→ What to do
Retype the whole listing verbatim and keep the pictures out of it.

** start of Data lines **

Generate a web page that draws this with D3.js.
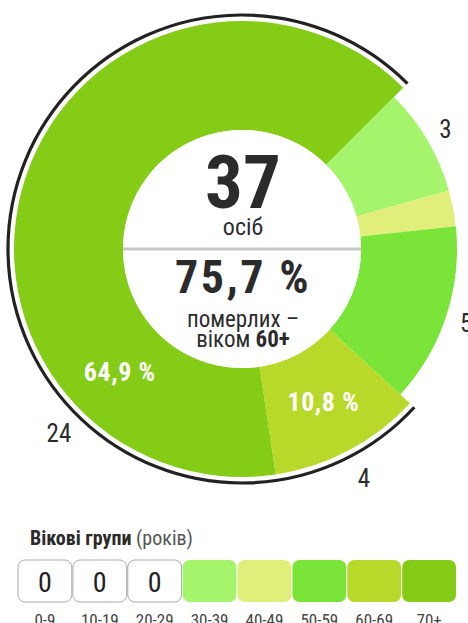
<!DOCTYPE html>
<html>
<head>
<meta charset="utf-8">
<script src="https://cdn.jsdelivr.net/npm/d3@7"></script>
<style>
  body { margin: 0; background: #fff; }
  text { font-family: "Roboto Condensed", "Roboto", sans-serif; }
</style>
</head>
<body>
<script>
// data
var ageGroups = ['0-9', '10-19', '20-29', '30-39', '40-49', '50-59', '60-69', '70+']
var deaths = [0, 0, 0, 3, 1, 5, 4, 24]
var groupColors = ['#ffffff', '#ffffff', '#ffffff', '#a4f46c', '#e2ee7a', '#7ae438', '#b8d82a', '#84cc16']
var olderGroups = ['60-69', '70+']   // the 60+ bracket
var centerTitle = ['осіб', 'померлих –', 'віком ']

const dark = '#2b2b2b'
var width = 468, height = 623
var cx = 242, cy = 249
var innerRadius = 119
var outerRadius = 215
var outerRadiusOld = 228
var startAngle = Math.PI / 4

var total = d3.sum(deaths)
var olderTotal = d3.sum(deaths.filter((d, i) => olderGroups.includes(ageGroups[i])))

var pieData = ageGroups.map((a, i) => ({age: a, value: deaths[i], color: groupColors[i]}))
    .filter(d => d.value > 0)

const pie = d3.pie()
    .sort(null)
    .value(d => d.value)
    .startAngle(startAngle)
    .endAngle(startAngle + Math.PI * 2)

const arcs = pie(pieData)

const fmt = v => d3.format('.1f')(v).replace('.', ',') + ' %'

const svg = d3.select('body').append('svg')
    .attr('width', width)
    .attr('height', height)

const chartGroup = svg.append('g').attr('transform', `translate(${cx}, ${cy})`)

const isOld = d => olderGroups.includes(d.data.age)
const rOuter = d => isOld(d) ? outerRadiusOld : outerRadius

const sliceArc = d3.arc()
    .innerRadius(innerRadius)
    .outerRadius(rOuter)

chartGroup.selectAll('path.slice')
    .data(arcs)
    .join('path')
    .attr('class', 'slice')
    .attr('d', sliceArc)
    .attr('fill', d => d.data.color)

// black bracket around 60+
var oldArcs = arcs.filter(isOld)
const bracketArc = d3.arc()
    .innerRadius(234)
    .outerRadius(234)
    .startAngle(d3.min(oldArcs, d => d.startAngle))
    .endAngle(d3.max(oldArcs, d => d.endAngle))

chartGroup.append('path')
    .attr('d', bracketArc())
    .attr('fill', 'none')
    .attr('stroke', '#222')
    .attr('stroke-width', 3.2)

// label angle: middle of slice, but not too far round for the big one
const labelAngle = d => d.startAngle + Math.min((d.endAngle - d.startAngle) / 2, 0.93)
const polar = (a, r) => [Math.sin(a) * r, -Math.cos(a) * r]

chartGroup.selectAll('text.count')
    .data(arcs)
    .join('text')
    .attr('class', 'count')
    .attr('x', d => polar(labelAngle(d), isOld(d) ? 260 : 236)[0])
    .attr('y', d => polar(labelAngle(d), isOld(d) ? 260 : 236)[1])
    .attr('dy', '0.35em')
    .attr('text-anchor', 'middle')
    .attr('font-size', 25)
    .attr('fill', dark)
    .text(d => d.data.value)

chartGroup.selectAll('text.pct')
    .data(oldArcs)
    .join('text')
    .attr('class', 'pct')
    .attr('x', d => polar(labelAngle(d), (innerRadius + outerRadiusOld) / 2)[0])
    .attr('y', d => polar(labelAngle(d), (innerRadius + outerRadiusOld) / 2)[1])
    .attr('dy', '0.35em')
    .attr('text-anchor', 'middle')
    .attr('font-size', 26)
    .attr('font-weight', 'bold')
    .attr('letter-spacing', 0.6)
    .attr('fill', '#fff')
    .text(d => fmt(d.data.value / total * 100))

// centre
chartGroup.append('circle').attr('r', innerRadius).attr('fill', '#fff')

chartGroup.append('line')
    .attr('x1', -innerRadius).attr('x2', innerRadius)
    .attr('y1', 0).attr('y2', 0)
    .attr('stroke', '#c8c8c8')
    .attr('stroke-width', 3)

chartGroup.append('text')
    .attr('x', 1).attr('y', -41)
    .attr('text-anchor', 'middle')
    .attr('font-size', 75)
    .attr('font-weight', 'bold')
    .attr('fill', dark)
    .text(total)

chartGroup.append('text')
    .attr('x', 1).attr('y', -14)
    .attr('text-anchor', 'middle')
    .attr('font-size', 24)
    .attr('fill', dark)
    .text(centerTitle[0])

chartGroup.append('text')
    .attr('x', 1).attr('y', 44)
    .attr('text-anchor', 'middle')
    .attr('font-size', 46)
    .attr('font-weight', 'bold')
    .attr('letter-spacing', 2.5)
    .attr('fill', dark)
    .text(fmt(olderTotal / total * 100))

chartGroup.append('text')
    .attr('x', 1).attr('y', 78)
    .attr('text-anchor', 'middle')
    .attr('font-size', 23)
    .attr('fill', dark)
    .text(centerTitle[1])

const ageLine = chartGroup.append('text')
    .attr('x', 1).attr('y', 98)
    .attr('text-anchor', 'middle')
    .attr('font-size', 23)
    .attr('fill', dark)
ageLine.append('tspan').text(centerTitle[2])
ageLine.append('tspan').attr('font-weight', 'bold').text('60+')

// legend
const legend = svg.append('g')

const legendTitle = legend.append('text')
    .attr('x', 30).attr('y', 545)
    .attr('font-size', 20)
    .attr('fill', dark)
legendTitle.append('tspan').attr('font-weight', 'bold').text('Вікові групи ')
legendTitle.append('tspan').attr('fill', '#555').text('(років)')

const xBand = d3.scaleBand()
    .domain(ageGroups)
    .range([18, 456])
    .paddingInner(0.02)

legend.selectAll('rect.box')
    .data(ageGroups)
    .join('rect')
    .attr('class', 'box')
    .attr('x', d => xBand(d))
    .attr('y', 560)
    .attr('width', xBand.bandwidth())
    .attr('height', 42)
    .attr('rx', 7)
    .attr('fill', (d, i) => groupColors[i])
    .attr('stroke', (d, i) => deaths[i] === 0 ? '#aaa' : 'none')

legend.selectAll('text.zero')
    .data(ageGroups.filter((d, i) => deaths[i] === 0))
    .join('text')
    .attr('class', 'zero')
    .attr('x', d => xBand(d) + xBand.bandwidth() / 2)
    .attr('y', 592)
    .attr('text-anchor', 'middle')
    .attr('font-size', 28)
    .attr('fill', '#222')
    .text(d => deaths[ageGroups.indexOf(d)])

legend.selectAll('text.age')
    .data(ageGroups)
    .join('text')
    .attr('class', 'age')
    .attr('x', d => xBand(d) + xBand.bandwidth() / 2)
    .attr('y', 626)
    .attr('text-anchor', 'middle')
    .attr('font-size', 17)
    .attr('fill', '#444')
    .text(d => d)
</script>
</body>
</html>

** end of Data lines **

→ Result of the task
Generate a web page that draws this with D3.js.
<!DOCTYPE html>
<html>
<head>
<meta charset="utf-8">
<script src="https://cdn.jsdelivr.net/npm/d3@7"></script>
<style>
  body { margin: 0; background: #fff; }
  text { font-family: "Roboto Condensed", "Roboto", sans-serif; }
</style>
</head>
<body>
<script>
// data
var ageGroups = ['0-9', '10-19', '20-29', '30-39', '40-49', '50-59', '60-69', '70+']
var deaths = [0, 0, 0, 3, 1, 5, 4, 24]
var groupColors = ['#ffffff', '#ffffff', '#ffffff', '#a4f46c', '#e2ee7a', '#7ae438', '#b8d82a', '#84cc16']
var olderGroups = ['60-69', '70+']   // the 60+ bracket
var centerTitle = ['осіб', 'померлих –', 'віком ']

const dark = '#2b2b2b'
var width = 468, height = 623
var cx = 242, cy = 249
var innerRadius = 119
var outerRadius = 215
var outerRadiusOld = 228
var startAngle = Math.PI / 4

var total = d3.sum(deaths)
var olderTotal = d3.sum(deaths.filter((d, i) => olderGroups.includes(ageGroups[i])))

var pieData = ageGroups.map((a, i) => ({age: a, value: deaths[i], color: groupColors[i]}))
    .filter(d => d.value > 0)

const pie = d3.pie()
    .sort(null)
    .value(d => d.value)
    .startAngle(startAngle)
    .endAngle(startAngle + Math.PI * 2)

const arcs = pie(pieData)

const fmt = v => d3.format('.1f')(v).replace('.', ',') + ' %'

const svg = d3.select('body').append('svg')
    .attr('width', width)
    .attr('height', height)

const chartGroup = svg.append('g').attr('transform', `translate(${cx}, ${cy})`)

const isOld = d => olderGroups.includes(d.data.age)
const rOuter = d => isOld(d) ? outerRadiusOld : outerRadius

const sliceArc = d3.arc()
    .innerRadius(innerRadius)
    .outerRadius(rOuter)

chartGroup.selectAll('path.slice')
    .data(arcs)
    .join('path')
    .attr('class', 'slice')
    .attr('d', sliceArc)
    .attr('fill', d => d.data.color)

// black bracket around 60+
var oldArcs = arcs.filter(isOld)
const bracketArc = d3.arc()
    .innerRadius(234)
    .outerRadius(234)
    .startAngle(d3.min(oldArcs, d => d.startAngle))
    .endAngle(d3.max(oldArcs, d => d.endAngle))

chartGroup.append('path')
    .attr('d', bracketArc())
    .attr('fill', 'none')
    .attr('stroke', '#222')
    .attr('stroke-width', 3.2)

// label angle: middle of slice, but not too far round for the big one
const labelAngle = d => d.startAngle + Math.min((d.endAngle - d.startAngle) / 2, 0.93)
const polar = (a, r) => [Math.sin(a) * r, -Math.cos(a) * r]

chartGroup.selectAll('text.count')
    .data(arcs)
    .join('text')
    .attr('class', 'count')
    .attr('x', d => polar(labelAngle(d), isOld(d) ? 260 : 236)[0])
    .attr('y', d => polar(labelAngle(d), isOld(d) ? 260 : 236)[1])
    .attr('dy', '0.35em')
    .attr('text-anchor', 'middle')
    .attr('font-size', 25)
    .attr('fill', dark)
    .text(d => d.data.value)

chartGroup.selectAll('text.pct')
    .data(oldArcs)
    .join('text')
    .attr('class', 'pct')
    .attr('x', d => polar(labelAngle(d), (innerRadius + outerRadiusOld) / 2)[0])
    .attr('y', d => polar(labelAngle(d), (innerRadius + outerRadiusOld) / 2)[1])
    .attr('dy', '0.35em')
    .attr('text-anchor', 'middle')
    .attr('font-size', 26)
    .attr('font-weight', 'bold')
    .attr('letter-spacing', 0.6)
    .attr('fill', '#fff')
    .text(d => fmt(d.data.value / total * 100))

// centre
chartGroup.append('circle').attr('r', innerRadius).attr('fill', '#fff')

chartGroup.append('line')
    .attr('x1', -innerRadius).attr('x2', innerRadius)
    .attr('y1', 0).attr('y2', 0)
    .attr('stroke', '#c8c8c8')
    .attr('stroke-width', 3)

chartGroup.append('text')
    .attr('x', 1).attr('y', -41)
    .attr('text-anchor', 'middle')
    .attr('font-size', 75)
    .attr('font-weight', 'bold')
    .attr('fill', dark)
    .text(total)

chartGroup.append('text')
    .attr('x', 1).attr('y', -14)
    .attr('text-anchor', 'middle')
    .attr('font-size', 24)
    .attr('fill', dark)
    .text(centerTitle[0])

chartGroup.append('text')
    .attr('x', 1).attr('y', 44)
    .attr('text-anchor', 'middle')
    .attr('font-size', 46)
    .attr('font-weight', 'bold')
    .attr('letter-spacing', 2.5)
    .attr('fill', dark)
    .text(fmt(olderTotal / total * 100))

chartGroup.append('text')
    .attr('x', 1).attr('y', 78)
    .attr('text-anchor', 'middle')
    .attr('font-size', 23)
    .attr('fill', dark)
    .text(centerTitle[1])

const ageLine = chartGroup.append('text')
    .attr('x', 1).attr('y', 98)
    .attr('text-anchor', 'middle')
    .attr('font-size', 23)
    .attr('fill', dark)
ageLine.append('tspan').text(centerTitle[2])
ageLine.append('tspan').attr('font-weight', 'bold').text('60+')

// legend
const legend = svg.append('g')

const legendTitle = legend.append('text')
    .attr('x', 30).attr('y', 545)
    .attr('font-size', 20)
    .attr('fill', dark)
legendTitle.append('tspan').attr('font-weight', 'bold').text('Вікові групи ')
legendTitle.append('tspan').attr('fill', '#555').text('(років)')

const xBand = d3.scaleBand()
    .domain(ageGroups)
    .range([18, 456])
    .paddingInner(0.02)

legend.selectAll('rect.box')
    .data(ageGroups)
    .join('rect')
    .attr('class', 'box')
    .attr('x', d => xBand(d))
    .attr('y', 560)
    .attr('width', xBand.bandwidth())
    .attr('height', 42)
    .attr('rx', 7)
    .attr('fill', (d, i) => groupColors[i])
    .attr('stroke', (d, i) => deaths[i] === 0 ? '#aaa' : 'none')

legend.selectAll('text.zero')
    .data(ageGroups.filter((d, i) => deaths[i] === 0))
    .join('text')
    .attr('class', 'zero')
    .attr('x', d => xBand(d) + xBand.bandwidth() / 2)
    .attr('y', 592)
    .attr('text-anchor', 'middle')
    .attr('font-size', 28)
    .attr('fill', '#222')
    .text(d => deaths[ageGroups.indexOf(d)])

legend.selectAll('text.age')
    .data(ageGroups)
    .join('text')
    .attr('class', 'age')
    .attr('x', d => xBand(d) + xBand.bandwidth() / 2)
    .attr('y', 626)
    .attr('text-anchor', 'middle')
    .attr('font-size', 17)
    .attr('fill', '#444')
    .text(d => d)
</script>
</body>
</html>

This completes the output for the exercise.